• Stated task:
Of the records that follow, copy only the lines from the line containing "Rebuild this chart as a Python script, using Plotly." to the line containing "import plotly.graph_objects as go", both included, exactly as written.

[Entries with chart source code]
○ ○ ○ ○ ○

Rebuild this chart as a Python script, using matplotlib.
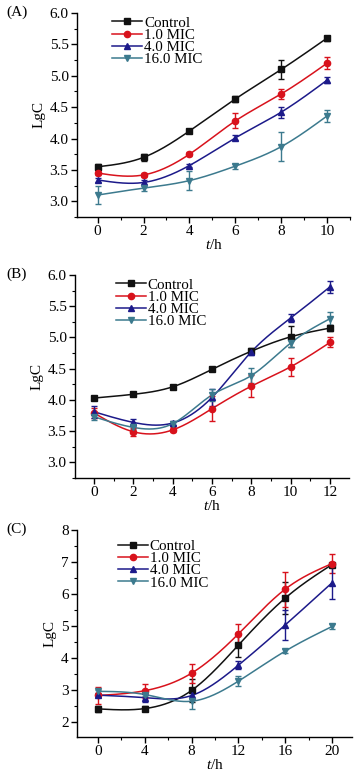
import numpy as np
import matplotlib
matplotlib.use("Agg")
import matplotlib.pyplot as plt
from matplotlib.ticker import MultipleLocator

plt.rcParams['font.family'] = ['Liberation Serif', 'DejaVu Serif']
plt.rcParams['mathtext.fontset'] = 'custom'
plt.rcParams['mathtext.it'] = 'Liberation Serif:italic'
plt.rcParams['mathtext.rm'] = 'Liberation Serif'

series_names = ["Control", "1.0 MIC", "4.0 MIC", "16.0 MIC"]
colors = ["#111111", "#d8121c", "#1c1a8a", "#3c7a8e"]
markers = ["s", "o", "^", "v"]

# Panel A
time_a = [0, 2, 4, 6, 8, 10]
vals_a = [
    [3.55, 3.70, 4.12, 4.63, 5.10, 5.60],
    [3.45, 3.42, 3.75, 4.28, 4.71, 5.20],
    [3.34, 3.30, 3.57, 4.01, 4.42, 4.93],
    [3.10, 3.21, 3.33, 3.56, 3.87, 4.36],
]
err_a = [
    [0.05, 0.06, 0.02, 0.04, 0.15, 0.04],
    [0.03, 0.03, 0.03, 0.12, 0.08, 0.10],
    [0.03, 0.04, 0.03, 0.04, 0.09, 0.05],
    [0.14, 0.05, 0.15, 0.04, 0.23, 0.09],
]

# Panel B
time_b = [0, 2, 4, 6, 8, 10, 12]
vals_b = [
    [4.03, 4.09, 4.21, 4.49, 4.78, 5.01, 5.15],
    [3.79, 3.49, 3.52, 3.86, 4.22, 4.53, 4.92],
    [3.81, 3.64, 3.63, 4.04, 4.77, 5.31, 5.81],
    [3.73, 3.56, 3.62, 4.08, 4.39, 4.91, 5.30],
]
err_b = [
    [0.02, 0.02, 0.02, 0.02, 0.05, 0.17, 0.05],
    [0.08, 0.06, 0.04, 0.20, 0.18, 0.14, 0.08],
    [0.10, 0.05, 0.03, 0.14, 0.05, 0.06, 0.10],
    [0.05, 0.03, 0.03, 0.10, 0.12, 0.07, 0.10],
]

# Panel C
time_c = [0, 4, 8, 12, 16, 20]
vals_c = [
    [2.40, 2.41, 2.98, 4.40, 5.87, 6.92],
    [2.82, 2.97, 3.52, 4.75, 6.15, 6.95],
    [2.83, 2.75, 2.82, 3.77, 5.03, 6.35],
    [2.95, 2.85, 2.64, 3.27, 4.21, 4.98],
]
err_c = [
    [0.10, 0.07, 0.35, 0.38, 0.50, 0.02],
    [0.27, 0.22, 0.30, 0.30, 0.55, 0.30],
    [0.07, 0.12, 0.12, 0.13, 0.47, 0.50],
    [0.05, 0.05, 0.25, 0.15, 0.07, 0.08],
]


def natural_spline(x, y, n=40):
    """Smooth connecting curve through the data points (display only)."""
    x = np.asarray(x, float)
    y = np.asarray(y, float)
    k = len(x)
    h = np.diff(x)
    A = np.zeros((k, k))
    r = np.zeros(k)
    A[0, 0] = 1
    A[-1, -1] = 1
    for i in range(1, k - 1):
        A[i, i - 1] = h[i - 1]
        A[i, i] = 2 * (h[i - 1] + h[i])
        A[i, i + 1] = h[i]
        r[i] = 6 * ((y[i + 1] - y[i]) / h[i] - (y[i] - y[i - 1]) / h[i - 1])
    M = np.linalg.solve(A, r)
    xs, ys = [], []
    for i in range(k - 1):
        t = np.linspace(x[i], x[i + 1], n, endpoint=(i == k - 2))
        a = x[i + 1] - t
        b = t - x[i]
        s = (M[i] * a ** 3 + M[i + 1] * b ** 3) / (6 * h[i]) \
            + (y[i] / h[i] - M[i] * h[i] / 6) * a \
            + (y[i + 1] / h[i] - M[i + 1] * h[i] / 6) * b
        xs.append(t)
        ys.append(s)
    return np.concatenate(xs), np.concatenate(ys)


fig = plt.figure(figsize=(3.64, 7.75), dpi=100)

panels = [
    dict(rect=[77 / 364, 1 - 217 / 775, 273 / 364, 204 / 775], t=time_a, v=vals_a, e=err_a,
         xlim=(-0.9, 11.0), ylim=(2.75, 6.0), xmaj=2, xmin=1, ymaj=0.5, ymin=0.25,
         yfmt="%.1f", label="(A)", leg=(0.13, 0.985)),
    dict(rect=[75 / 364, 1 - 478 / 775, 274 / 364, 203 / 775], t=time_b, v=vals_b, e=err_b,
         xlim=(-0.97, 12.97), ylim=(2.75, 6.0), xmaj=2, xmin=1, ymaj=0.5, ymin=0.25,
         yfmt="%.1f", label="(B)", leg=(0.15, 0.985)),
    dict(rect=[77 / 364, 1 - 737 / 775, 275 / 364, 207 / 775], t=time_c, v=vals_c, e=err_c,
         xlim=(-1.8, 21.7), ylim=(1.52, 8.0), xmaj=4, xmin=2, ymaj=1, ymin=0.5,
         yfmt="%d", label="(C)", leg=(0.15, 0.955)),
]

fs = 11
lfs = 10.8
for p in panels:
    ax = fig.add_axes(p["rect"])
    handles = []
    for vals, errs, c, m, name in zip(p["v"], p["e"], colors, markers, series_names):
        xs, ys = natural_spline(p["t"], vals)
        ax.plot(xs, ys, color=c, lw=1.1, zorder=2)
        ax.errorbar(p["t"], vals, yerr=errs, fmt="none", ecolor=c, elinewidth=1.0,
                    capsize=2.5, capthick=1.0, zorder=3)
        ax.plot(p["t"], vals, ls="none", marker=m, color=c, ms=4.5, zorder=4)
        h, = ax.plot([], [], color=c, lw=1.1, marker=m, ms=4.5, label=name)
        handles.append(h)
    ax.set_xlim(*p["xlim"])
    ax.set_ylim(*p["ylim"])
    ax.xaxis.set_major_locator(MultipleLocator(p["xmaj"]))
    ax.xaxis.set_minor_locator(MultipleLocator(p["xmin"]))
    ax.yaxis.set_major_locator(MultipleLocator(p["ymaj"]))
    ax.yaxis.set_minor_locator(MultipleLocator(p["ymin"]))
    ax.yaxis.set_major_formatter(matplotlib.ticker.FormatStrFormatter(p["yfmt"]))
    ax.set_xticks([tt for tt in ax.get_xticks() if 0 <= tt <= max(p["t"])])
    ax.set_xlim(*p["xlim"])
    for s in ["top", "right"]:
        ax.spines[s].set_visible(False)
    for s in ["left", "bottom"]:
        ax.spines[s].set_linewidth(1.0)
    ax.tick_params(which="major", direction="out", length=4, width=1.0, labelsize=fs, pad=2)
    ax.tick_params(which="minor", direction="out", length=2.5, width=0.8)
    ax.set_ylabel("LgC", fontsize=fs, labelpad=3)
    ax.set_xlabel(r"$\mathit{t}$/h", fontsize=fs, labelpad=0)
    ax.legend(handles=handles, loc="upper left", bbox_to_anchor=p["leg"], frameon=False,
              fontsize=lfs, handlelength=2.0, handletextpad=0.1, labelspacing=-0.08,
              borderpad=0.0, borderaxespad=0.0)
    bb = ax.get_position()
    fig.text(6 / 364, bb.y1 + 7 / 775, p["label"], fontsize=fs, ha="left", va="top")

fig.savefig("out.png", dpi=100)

○ ○ ○ ○ ○

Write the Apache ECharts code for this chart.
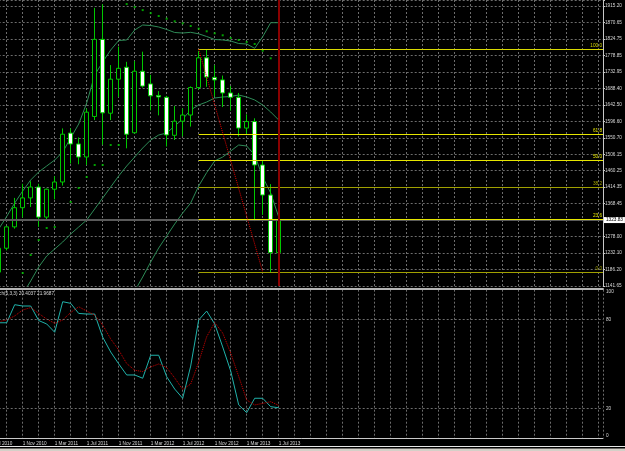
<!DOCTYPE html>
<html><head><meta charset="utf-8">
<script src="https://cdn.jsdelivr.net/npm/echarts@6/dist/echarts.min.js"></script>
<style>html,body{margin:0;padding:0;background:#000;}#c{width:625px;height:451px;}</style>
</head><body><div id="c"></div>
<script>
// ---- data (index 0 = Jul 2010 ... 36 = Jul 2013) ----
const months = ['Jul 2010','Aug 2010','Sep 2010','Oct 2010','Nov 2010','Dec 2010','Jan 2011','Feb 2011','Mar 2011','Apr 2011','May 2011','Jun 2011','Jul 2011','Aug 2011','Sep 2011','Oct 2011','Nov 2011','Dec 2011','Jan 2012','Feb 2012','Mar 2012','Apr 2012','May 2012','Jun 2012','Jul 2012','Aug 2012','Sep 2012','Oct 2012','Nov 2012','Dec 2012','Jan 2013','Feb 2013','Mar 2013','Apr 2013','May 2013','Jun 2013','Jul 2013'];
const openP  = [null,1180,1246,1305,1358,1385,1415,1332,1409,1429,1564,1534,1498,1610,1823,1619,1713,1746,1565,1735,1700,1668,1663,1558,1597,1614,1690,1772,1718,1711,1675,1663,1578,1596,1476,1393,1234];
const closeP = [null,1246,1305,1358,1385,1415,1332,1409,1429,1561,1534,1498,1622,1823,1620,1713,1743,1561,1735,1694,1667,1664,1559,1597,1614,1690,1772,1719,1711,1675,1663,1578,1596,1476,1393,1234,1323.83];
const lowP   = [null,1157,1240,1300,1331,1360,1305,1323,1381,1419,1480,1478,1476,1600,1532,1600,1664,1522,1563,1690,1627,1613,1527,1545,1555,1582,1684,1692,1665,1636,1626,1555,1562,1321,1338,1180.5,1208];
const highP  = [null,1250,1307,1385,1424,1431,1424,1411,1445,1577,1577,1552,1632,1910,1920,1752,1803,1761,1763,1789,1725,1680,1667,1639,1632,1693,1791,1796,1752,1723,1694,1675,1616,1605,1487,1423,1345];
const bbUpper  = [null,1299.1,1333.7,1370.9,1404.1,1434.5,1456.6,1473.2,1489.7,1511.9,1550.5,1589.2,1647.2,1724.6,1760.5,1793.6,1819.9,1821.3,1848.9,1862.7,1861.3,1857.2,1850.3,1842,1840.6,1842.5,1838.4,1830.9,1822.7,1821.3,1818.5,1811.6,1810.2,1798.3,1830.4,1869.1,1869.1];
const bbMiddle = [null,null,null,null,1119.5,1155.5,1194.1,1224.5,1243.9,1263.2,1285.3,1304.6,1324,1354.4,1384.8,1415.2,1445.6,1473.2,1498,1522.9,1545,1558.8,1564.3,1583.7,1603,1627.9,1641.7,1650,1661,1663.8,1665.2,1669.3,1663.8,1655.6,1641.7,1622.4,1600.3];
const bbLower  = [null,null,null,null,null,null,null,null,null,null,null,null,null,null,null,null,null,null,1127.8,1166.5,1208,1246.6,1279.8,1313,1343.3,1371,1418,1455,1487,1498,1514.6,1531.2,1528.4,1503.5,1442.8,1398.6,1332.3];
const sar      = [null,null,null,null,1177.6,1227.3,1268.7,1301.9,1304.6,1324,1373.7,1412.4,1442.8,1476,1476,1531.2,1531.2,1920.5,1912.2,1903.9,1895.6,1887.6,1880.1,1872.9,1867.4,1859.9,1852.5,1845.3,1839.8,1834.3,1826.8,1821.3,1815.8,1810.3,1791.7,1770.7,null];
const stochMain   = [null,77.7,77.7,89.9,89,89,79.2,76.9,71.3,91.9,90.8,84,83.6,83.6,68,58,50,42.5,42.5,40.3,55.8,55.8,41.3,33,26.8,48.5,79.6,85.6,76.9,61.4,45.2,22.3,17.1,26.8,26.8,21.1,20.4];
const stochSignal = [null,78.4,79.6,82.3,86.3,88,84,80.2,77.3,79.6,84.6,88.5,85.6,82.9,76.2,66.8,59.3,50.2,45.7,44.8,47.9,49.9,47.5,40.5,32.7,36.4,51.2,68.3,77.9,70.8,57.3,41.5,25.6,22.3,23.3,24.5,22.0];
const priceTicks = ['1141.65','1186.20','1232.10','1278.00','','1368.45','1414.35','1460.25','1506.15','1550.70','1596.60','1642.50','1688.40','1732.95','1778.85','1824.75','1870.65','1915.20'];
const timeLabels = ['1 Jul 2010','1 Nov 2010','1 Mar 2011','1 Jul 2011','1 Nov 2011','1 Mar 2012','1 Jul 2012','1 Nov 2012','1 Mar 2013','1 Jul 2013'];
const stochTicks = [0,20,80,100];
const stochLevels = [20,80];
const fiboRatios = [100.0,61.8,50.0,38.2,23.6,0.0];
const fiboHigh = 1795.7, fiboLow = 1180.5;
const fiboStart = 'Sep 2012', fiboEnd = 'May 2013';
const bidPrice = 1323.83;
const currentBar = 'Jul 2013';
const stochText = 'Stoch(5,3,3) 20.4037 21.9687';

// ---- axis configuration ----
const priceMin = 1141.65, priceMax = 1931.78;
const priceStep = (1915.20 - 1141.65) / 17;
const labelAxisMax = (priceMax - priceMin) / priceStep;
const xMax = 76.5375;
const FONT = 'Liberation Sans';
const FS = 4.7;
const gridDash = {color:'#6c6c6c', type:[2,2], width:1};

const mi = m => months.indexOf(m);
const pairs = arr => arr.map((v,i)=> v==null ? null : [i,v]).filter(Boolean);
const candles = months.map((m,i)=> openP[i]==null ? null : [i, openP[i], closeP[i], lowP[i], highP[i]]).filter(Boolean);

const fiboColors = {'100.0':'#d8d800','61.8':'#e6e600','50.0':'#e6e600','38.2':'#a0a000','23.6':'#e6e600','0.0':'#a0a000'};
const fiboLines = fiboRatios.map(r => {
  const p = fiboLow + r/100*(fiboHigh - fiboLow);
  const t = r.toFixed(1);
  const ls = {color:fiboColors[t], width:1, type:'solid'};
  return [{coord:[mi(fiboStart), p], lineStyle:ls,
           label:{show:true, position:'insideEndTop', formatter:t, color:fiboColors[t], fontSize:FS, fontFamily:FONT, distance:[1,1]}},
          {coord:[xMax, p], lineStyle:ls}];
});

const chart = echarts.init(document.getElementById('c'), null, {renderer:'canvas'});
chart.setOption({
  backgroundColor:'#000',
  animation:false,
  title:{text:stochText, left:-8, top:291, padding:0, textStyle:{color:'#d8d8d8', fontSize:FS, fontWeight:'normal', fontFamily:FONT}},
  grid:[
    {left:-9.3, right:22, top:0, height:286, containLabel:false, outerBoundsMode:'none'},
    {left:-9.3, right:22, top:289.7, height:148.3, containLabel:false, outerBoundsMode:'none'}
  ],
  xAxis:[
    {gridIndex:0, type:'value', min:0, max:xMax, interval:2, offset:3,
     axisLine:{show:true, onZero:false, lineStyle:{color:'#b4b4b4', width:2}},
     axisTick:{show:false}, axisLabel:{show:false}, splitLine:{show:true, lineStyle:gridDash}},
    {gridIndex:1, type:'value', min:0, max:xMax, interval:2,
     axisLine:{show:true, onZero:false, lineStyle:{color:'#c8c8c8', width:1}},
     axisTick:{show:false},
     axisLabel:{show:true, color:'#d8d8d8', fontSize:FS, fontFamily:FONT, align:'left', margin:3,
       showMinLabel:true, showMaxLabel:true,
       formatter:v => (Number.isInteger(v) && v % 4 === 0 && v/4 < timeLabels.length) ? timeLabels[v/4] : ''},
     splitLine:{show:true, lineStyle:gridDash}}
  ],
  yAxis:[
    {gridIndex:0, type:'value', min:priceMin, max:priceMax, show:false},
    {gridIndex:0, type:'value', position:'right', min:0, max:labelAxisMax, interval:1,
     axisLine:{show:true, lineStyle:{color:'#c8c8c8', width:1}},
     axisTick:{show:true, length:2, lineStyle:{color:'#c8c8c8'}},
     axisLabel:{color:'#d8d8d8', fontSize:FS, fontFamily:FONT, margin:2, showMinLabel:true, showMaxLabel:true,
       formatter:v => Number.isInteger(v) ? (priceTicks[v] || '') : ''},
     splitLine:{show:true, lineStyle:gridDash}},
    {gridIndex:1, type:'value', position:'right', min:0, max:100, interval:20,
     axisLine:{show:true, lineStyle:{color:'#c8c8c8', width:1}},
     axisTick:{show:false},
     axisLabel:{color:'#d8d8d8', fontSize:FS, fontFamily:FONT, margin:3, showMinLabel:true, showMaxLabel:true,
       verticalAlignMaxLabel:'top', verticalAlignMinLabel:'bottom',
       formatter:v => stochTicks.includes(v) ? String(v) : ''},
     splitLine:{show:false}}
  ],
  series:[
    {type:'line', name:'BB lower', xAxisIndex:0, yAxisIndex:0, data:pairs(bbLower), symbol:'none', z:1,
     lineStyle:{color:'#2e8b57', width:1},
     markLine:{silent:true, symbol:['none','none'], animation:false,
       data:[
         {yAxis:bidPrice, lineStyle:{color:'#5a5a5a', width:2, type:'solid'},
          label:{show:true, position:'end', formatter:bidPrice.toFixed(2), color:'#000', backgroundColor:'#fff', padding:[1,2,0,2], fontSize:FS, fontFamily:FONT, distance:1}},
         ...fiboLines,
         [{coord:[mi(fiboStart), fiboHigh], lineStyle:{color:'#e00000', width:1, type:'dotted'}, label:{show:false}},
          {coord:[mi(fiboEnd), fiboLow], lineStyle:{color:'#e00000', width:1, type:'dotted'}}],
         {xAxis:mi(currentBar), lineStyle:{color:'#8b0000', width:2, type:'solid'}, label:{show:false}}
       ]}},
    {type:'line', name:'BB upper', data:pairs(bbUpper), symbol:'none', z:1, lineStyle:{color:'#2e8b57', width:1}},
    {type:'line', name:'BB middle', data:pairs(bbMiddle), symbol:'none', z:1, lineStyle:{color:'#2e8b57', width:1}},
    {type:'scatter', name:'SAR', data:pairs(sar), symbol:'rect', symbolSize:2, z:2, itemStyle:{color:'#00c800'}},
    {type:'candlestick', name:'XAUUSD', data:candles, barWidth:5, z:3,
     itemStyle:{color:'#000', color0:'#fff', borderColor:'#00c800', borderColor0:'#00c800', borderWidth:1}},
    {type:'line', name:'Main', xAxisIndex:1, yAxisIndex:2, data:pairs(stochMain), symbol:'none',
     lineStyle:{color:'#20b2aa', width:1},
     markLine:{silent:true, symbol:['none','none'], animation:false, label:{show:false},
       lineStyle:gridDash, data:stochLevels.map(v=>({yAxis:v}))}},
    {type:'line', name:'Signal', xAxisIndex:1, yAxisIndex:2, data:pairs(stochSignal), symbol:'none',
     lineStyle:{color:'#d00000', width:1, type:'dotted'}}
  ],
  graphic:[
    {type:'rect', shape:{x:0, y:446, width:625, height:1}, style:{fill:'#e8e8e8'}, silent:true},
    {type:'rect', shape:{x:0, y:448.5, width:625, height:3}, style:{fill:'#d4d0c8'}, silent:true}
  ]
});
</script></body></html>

○ ○ ○ ○ ○

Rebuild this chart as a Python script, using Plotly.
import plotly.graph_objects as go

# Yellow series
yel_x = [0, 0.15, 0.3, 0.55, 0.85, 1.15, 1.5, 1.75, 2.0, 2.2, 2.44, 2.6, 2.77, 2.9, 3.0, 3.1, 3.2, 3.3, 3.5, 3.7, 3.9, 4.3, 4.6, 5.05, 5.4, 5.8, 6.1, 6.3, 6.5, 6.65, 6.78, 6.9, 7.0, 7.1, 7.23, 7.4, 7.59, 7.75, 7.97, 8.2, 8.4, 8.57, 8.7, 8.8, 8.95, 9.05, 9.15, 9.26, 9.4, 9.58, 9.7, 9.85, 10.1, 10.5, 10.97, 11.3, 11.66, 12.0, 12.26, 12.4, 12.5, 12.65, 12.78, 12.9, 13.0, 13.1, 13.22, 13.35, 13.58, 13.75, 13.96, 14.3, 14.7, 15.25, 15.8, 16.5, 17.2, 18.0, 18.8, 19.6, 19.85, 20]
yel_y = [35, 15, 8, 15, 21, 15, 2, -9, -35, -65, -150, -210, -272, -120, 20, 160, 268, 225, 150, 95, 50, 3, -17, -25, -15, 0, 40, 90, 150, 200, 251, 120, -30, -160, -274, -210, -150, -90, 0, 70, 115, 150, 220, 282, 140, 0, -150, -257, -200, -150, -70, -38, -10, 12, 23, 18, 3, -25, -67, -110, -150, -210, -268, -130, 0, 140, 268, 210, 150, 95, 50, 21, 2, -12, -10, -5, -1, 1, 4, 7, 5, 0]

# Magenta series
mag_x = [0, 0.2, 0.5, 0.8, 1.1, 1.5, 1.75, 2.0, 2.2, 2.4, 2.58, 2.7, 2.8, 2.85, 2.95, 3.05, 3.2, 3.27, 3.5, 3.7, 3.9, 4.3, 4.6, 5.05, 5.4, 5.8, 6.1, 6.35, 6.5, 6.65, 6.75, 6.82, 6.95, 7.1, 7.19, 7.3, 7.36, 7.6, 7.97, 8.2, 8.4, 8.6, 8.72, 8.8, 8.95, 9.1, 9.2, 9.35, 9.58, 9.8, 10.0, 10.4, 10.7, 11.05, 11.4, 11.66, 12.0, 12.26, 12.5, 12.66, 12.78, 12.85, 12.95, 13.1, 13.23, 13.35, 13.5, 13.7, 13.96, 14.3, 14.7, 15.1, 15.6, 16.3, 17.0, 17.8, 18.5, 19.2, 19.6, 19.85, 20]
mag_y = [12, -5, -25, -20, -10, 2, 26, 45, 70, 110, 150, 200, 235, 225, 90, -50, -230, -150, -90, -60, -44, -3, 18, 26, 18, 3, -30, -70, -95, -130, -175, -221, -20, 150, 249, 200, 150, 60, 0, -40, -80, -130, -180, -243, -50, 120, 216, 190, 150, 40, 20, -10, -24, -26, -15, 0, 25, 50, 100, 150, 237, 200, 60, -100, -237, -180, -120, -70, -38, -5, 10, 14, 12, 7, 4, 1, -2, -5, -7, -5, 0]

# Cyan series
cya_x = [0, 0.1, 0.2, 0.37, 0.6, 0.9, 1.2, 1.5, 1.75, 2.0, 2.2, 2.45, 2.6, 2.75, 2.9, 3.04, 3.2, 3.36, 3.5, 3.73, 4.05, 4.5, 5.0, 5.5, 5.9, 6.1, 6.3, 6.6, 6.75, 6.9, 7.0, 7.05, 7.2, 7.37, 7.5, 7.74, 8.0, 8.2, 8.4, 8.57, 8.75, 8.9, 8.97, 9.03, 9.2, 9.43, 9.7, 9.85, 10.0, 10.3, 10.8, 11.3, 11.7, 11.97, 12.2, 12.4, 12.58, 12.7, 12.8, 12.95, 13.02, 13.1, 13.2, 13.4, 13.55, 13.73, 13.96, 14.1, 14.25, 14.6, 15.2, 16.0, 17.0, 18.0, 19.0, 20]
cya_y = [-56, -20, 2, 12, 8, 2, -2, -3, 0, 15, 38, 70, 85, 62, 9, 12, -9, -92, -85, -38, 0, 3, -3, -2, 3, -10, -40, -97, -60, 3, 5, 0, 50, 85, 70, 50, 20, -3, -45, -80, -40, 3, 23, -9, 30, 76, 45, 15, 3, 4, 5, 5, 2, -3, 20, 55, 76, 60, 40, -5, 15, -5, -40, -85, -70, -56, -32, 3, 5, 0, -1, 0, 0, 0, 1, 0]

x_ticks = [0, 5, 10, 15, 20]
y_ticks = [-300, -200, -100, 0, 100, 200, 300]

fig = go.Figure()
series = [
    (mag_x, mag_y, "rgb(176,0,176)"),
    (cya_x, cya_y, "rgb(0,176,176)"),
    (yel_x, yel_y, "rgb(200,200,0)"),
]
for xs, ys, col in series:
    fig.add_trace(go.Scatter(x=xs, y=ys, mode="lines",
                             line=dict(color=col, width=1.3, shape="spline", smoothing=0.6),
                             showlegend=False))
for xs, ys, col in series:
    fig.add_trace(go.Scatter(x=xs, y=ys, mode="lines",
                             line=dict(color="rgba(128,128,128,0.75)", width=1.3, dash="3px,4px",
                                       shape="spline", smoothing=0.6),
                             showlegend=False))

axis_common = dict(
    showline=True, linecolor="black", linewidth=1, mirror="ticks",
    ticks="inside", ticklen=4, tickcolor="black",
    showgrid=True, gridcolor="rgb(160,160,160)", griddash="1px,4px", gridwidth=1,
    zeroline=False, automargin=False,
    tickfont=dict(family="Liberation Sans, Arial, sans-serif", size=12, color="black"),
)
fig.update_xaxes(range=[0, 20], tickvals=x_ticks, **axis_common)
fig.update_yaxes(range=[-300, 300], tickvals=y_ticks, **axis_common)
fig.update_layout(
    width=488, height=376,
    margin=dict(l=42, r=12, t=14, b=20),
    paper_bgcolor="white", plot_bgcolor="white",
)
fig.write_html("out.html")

○ ○ ○ ○ ○

• Exercise solution:
Rebuild this chart as a Python script, using Plotly.
import plotly.graph_objects as go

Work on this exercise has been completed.